Your post seems to suggest that the buy-back resales would get people to buy guns when they otherwise wouldn’t, which is a ridiculous assumption.
The entire buy-back scam is B.S… If anything it rewards criminals by giving them a legal way of getting rid of contraband, giving them a legal means of dumping possible evidence, and, though unintentional, encouraging them to steal more guns to turn in, thus it’s actually working to arm criminals in that sense.
Because criminals are part of the public, not mutants who live on some isolated island somewhere. And because criminals can and do steal guns from other people.
You’re suggesting selling the buy back guns puts more guns in the hands of criminals.
Rubbish.
Once again, the resale of buy back guns does not increase the amount of guns in the public by a single one. It’s only a venue where someone who was already set on buying a gun can opt to go.
No, I’m pointing out that unless the guns are destroyed they end up right back in their hands where they came from.
Just out of curiosity, won’t guns sold from buy-backs be a lot cheaper than new guns, in much the same way that used or pawn shop guns would be? So in theory, aren’t you really making the guns more available to specific socioeconomic groups; i.e., those who can’t afford to buy a new gun?
That’s not say that someone who collects wouldn’t also buy from such sales if there happened to be something worthwhile, but my guess is that what they mostly get are ratty ass POS firearms, many of which can’t be resold as-is anyway.
Plus, and this is just a guess, I’d imagine that official sales of these things probably aren’t going to see the same sorts of markups as private used sales.
In the case of stolen guns that are turned in and then purchased by the original lawful owner, how is that a bad thing?
In my state, confiscated guns are sold at auction annually. They usually bring retail or higher prices which is crazy. I feel confident that is not a local phenomenon.
The public includes the criminals.
Many times what can happen is a large lot of guns are sold all at once and the agency takes bids from dealers. When that happens the guns end up in a dealershit and the prices are no different than those of any other used gun.

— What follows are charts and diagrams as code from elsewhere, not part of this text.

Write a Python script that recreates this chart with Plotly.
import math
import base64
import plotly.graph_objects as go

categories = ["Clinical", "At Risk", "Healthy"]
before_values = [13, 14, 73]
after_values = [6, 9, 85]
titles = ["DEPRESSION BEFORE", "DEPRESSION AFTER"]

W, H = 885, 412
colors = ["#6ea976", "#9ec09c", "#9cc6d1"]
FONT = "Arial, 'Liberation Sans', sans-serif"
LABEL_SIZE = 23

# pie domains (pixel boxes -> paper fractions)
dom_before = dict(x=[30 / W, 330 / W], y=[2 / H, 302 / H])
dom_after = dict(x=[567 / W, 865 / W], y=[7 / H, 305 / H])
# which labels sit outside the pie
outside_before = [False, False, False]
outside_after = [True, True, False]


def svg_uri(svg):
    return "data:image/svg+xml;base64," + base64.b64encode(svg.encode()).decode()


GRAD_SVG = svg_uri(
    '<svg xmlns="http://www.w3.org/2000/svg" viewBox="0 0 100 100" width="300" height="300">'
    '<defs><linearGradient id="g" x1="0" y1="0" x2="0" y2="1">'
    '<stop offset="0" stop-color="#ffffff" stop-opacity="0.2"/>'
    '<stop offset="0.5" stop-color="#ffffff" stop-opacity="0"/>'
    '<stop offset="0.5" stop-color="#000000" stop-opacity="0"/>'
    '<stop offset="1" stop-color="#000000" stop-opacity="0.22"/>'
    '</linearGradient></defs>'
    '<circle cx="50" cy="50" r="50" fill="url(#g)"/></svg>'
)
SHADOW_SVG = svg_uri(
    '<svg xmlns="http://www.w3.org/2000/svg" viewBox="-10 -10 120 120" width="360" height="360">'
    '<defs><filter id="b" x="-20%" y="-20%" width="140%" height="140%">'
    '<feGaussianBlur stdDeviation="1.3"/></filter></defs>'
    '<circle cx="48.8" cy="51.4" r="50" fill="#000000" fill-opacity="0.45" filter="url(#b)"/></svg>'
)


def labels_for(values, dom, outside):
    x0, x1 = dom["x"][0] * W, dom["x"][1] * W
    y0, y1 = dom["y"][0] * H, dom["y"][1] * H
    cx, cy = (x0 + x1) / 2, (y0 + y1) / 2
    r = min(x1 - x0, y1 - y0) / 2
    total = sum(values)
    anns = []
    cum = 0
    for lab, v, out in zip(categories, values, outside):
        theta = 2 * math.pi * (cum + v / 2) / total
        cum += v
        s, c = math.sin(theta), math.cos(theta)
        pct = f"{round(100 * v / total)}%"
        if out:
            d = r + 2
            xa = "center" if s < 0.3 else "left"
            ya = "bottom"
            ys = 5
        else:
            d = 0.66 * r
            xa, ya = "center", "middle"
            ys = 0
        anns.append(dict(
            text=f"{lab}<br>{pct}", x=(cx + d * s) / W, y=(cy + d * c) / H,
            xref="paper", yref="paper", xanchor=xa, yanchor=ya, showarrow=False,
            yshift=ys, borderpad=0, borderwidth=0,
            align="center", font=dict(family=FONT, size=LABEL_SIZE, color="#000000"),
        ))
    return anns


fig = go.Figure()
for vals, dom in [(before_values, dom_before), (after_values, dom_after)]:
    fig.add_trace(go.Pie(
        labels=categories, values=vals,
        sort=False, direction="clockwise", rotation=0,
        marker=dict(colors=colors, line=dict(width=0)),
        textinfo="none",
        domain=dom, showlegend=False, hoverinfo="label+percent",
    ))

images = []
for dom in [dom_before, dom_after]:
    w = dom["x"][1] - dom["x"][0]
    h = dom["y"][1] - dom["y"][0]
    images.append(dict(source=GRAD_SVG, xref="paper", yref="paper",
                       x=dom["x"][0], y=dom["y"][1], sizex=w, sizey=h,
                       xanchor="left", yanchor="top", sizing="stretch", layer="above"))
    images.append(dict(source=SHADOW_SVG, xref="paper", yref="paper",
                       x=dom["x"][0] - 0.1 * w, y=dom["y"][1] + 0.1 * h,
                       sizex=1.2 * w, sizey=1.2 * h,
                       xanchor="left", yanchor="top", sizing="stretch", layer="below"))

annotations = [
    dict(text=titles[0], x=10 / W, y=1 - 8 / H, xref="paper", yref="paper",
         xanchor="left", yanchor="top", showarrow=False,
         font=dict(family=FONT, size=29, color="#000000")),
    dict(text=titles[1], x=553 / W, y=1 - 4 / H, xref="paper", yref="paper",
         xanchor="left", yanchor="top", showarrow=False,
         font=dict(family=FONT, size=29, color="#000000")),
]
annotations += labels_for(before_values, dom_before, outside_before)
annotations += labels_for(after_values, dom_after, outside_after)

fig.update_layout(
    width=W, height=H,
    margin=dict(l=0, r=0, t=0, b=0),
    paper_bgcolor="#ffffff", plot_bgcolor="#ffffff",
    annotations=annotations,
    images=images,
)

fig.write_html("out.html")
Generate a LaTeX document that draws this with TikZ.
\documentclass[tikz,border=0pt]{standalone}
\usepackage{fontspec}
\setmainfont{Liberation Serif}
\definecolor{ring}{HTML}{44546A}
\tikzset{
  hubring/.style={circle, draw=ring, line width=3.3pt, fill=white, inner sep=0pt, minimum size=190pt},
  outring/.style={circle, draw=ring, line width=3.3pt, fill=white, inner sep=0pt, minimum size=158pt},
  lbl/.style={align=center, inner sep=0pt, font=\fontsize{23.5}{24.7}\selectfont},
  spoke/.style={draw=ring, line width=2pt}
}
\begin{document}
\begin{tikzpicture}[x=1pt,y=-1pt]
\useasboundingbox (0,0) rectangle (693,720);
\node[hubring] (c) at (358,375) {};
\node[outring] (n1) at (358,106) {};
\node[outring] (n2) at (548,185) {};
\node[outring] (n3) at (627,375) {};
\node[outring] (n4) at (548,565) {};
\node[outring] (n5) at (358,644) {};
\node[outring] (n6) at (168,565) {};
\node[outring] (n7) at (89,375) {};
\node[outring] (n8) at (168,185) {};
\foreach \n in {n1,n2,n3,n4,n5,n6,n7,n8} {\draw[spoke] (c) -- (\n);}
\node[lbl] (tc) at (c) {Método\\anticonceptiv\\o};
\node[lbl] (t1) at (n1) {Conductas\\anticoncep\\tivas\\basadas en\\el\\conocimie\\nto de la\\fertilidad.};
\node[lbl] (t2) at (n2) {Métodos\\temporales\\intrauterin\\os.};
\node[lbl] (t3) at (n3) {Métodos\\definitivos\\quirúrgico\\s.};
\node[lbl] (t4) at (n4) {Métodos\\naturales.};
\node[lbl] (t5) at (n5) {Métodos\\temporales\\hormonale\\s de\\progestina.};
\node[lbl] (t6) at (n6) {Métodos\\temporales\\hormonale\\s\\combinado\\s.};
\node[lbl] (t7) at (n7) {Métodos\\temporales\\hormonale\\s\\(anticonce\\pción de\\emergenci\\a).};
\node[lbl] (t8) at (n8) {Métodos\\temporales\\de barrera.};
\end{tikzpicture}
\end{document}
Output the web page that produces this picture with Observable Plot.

That’s not usually why people go to auctions - at least that’s not why I used to go, and I’ve gone to municipal, Treasury, GSA, postal and estate auctions.
Been to a firearm auction lately? .gov or otherwise? That’s why I don’t got to the annual DNR auction. I don’t need to pay retail for used guns that have sat in an evidence locker for months rusting away.
About equal to the presumption that these “buybacks” are taking guns out of the hands of criminals in the first place.
That’s exactly my point. I saw this back in the 70’s going to various govt auto auctions. You might get people to come for a while, but if it’s all noobs bidding up the prices, that dries up pretty quick.
Plus there’s the issue of how many of the guns they get are actually worth selling to begin with. I mean sure, you’re always going to the the occasional widow who doesn’t know what an old Mossberg is worth or something like that, but that’s the exception. And even of the one’s that are in working condition, if you don’t make some effort to clean them up, that has to affect their resale value, but that’s labor intensive.
Regardless though, that wasn’t really my primary point. What I was trying to say was that even if you assume that you’re turning these around at retail, that’s still retail for an average to sub-par used weapon and I would imagine those are precisely the type you don’t want floating around - for much the same reason you don’t want other cheap guns being readily available, unless of course that’s precisely what you want.
But in that case, what exactly is the point of a buy-back program? Maybe I have the wrong idea and I’m happy to admit that, but my impression is that you’re trading cash for guns to remove the guns from specific communities. However it seems reselling them, even at “retail,” tends to funnel them back from whence they came - more or less.